A noted Harvard human rights specialist tries his hand at local politics in his native Canda, giving up his spot as an informed observer of global norms and theory for the rough and tumble world of electoral math. It doesn’t go wells or Michael Ignatieff. This is his story.
Politics, he argues, is necessarily about opportunism; a gifted politician knows when to strike and when to bide his time. This may reveal a lack of principle, he thinks, but it doesn’t have to, and a skillful politician knows how to avoid giving that impression. “A poor opportunist in politics is simply someone who looks, all too obviously, like he is exploiting an opportunity,” he says. “A skillful opportunist is someone who persuades the public that he has created the opportunity
Ignatieff also has some good tidbits on the skills required by politicos.

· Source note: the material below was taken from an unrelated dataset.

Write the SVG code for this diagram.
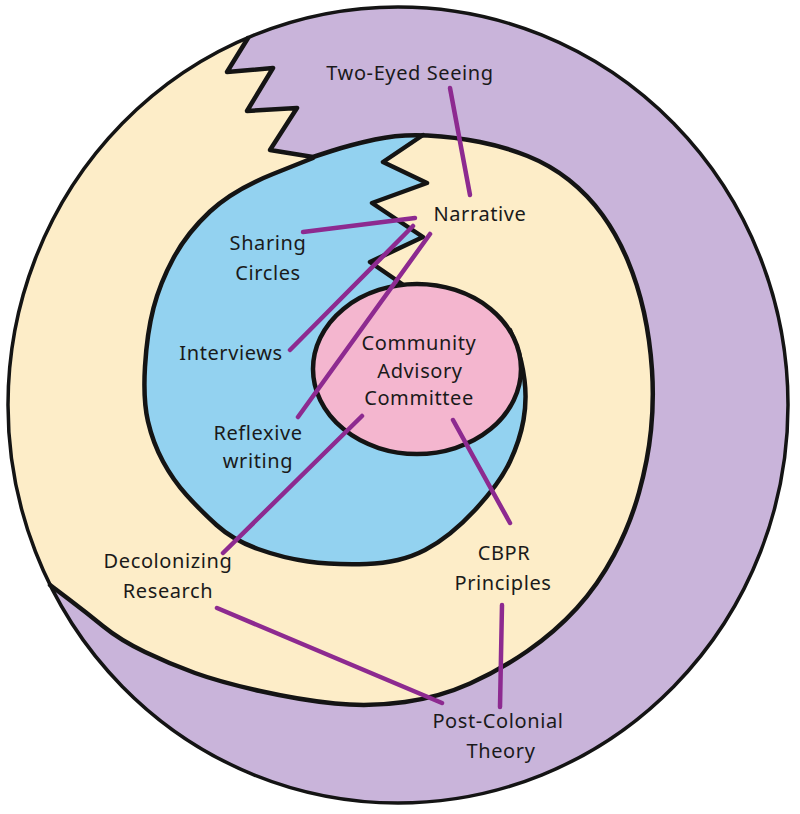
<svg xmlns="http://www.w3.org/2000/svg" width="800" height="814" viewBox="0 0 800 814">
<style>
.ink{fill:none;stroke:#141414;stroke-width:4.5;stroke-linejoin:round;stroke-linecap:round}
.con{fill:none;stroke:#8d2a90;stroke-width:4.5;stroke-linecap:round}
.lbl{font-family:"Noto Sans","DejaVu Sans",sans-serif;font-size:20px;fill:#1a1a1a;text-anchor:middle;letter-spacing:0.6px}
</style>
<rect width="800" height="814" fill="#ffffff"/>
<g id="outer-ring">
<ellipse cx="398" cy="405" rx="390" ry="398" fill="#c9b4da"/>
</g>
<g id="middle-ring">
<path fill="#fdedc8" d="M248,38 A390,398 0 0,0 50,585 L68.5,599 Q87,613 103.5,626.5 Q120,640 145,652 Q170,664 195,673 Q220,682 260,691 Q300,700 335,703.5 Q370,707 405,702 Q440,697 470,683.5 Q500,670 527.5,651 Q555,632 576.5,608.5 Q598,585 614,555 Q630,525 639,492.5 Q648,460 651,430 Q654,400 652,370 Q650,340 644,312.5 Q638,285 627.5,260 Q617,235 602.5,215 Q588,195 569,180 Q550,165 527.5,156 Q505,147 480,142 Q455,137 427.5,135.5 Q400,134 375,139.5 Q350,145 331.5,151 L313,157 L270,150 L297,108 L247,111 L273,68 L227,72 Z"/>
</g>
<g id="inner-ring">
<path fill="#93d2f0" d="M313,158 Q350,145 375,139.5 Q400,134 423,135 L383,162 L427,183 L372,203 L423,237 L370,262 L402,284 L440,300 L490,320 L510,330 L516,345 Q522,360 524.5,380 Q527,400 523.5,420 Q520,440 510,461.5 Q500,483 475,510 Q450,537 425,550 Q400,563 366.5,564 Q333,565 308,561.5 Q283,558 258,549 Q233,540 216.5,525 Q200,510 186.5,495 Q173,480 163,461.5 Q153,443 148,421.5 Q143,400 145,366.5 Q147,333 153.5,308 Q160,283 173.5,258 Q187,233 210,211.5 Q233,190 273,174 Z"/>
</g>
<g id="outlines">
<ellipse class="ink" cx="398" cy="405" rx="390" ry="398" style="stroke-width:3.5"/>
<path class="ink" d="M50,585 L68.5,599 Q87,613 103.5,626.5 Q120,640 145,652 Q170,664 195,673 Q220,682 260,691 Q300,700 335,703.5 Q370,707 405,702 Q440,697 470,683.5 Q500,670 527.5,651 Q555,632 576.5,608.5 Q598,585 614,555 Q630,525 639,492.5 Q648,460 651,430 Q654,400 652,370 Q650,340 644,312.5 Q638,285 627.5,260 Q617,235 602.5,215 Q588,195 569,180 Q550,165 527.5,156 Q505,147 480,142 Q455,137 427.5,135.5 Q400,134 375,139.5 Q350,145 331.5,151 L313,157 L270,150 L297,108 L247,111 L273,68 L227,72 L248,38"/>
<path class="ink" d="M313,158 L273,174 Q233,190 210,211.5 Q187,233 173.5,258 Q160,283 153.5,308 Q147,333 145,366.5 Q143,400 148,421.5 Q153,443 163,461.5 Q173,480 186.5,495 Q200,510 216.5,525 Q233,540 258,549 Q283,558 308,561.5 Q333,565 366.5,564 Q400,563 425,550 Q450,537 475,510 Q500,483 510,461.5 Q520,440 523.5,420 Q527,400 524.5,380 Q522,360 516,345 L510,330"/>
<path class="ink" d="M423,135 L383,162 L427,183 L372,203 L423,237 L370,262 L402,284"/>
</g>
<g id="core">
<ellipse cx="417" cy="369" rx="104" ry="85" fill="#f4b6cf" stroke="#141414" stroke-width="4.5"/>
</g>
<g id="connectors">
<line class="con" x1="450" y1="88" x2="470" y2="195"/>
<line class="con" x1="415" y1="218" x2="303" y2="232"/>
<line class="con" x1="413" y1="226" x2="290" y2="350"/>
<line class="con" x1="430" y1="234" x2="298" y2="417"/>
<line class="con" x1="362" y1="416" x2="223" y2="553"/>
<line class="con" x1="453" y1="420" x2="510" y2="523"/>
<line class="con" x1="502" y1="605" x2="500" y2="707"/>
<line class="con" x1="217" y1="608" x2="442" y2="703"/>
</g>
<g id="two-eyed-seeing"><text class="lbl" x="410" y="80">Two-Eyed Seeing</text></g>
<g id="narrative"><text class="lbl" x="480" y="221">Narrative</text></g>
<g id="sharing-circles"><text class="lbl" x="268" y="250">Sharing</text><text class="lbl" x="268" y="280">Circles</text></g>
<g id="interviews"><text class="lbl" x="231" y="360">Interviews</text></g>
<g id="community-advisory-committee"><text class="lbl" x="419" y="350">Community</text><text class="lbl" x="420" y="378">Advisory</text><text class="lbl" x="419" y="405">Committee</text></g>
<g id="reflexive-writing"><text class="lbl" x="258" y="440">Reflexive</text><text class="lbl" x="258" y="468">writing</text></g>
<g id="decolonizing-research"><text class="lbl" x="168" y="568">Decolonizing</text><text class="lbl" x="168" y="598">Research</text></g>
<g id="cbpr-principles"><text class="lbl" x="504" y="560">CBPR</text><text class="lbl" x="503" y="590">Principles</text></g>
<g id="post-colonial-theory"><text class="lbl" x="498" y="728">Post-Colonial</text><text class="lbl" x="501" y="758">Theory</text></g>
</svg>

The need to give so many people his whole attention—a good politician won’t look at his watch or his smartphone while you’re talking to him—allowed him to cultivate the art of reading faces. “I would search every face for signs of support, learn to evaluate subtle cues of indecision, evasion, or outright rejection,” he writes. Over time, he says, the habit of putting himself always on display led to a feeling of hollowness: “I would say that some sense of hollowness, some sense of a divide between the face you present to the world and the face you reserve for the mirror, is a sign of sound mental health.